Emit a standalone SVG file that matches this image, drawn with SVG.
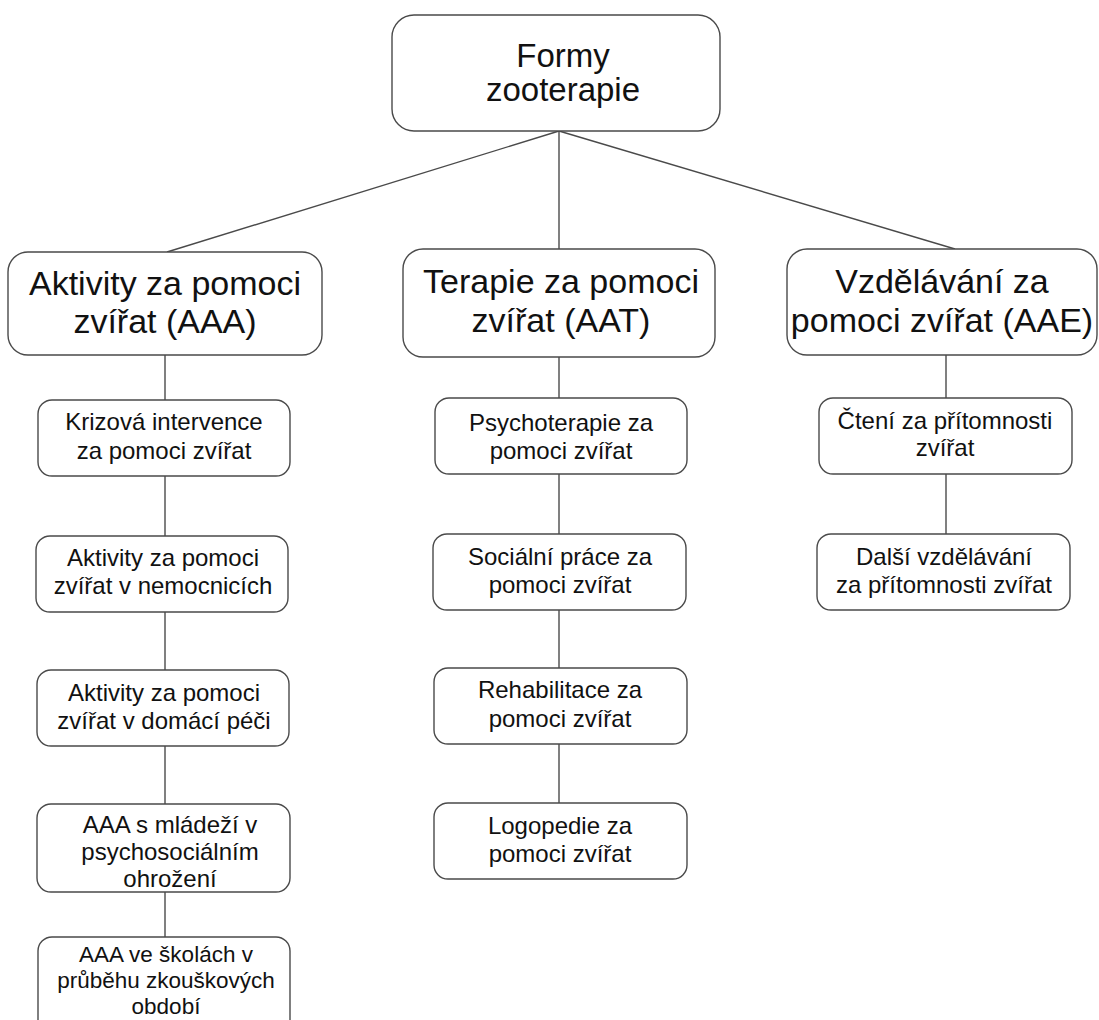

──────────

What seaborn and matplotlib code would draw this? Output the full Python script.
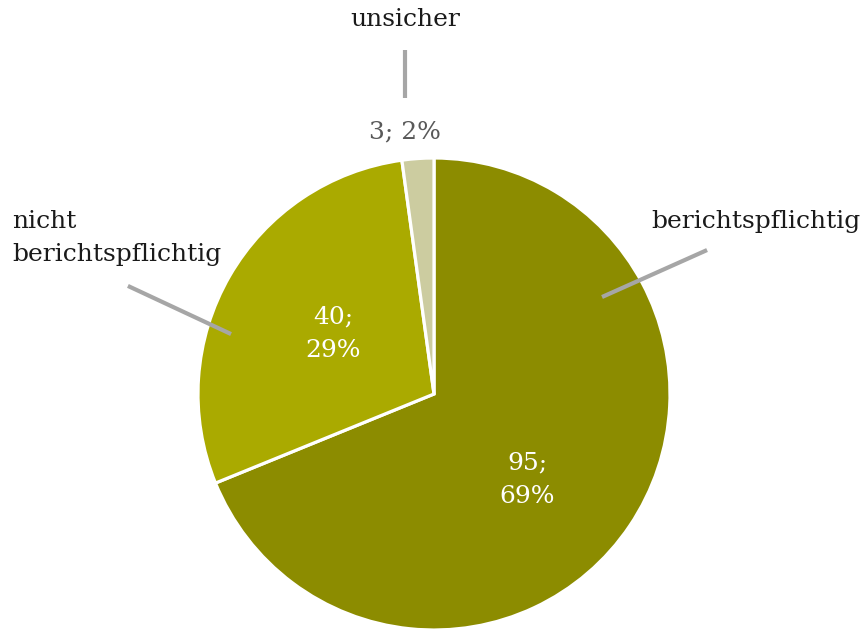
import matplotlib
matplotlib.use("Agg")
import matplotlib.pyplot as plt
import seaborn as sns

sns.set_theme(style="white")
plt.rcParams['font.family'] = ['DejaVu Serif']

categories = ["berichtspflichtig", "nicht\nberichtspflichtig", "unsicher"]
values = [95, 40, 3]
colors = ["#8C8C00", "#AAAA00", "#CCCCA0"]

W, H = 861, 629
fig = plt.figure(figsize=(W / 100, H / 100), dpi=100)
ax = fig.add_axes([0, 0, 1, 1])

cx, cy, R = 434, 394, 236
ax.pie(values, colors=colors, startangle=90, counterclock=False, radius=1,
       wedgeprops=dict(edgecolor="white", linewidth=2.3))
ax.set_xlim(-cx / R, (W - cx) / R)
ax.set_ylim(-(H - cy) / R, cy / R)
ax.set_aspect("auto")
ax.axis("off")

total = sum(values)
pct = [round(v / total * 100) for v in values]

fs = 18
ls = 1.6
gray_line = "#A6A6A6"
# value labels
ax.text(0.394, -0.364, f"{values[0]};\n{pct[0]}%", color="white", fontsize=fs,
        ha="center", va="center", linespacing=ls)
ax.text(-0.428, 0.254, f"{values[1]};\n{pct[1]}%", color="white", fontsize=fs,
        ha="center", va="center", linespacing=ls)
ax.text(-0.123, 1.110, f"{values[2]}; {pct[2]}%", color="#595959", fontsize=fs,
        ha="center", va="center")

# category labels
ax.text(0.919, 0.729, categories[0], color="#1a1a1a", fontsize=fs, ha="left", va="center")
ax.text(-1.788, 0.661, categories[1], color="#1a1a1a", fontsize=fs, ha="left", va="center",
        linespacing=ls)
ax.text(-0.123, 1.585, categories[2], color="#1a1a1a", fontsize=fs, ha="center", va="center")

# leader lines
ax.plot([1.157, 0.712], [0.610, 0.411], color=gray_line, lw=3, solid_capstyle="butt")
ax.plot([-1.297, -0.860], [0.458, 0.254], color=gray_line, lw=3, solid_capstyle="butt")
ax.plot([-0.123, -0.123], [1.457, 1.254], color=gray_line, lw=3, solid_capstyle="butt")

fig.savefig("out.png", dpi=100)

──────────

Keep only those lines of the records that hold "seaborn", and return them.

What seaborn and matplotlib code would draw this? Output the full Python script.
import seaborn as sns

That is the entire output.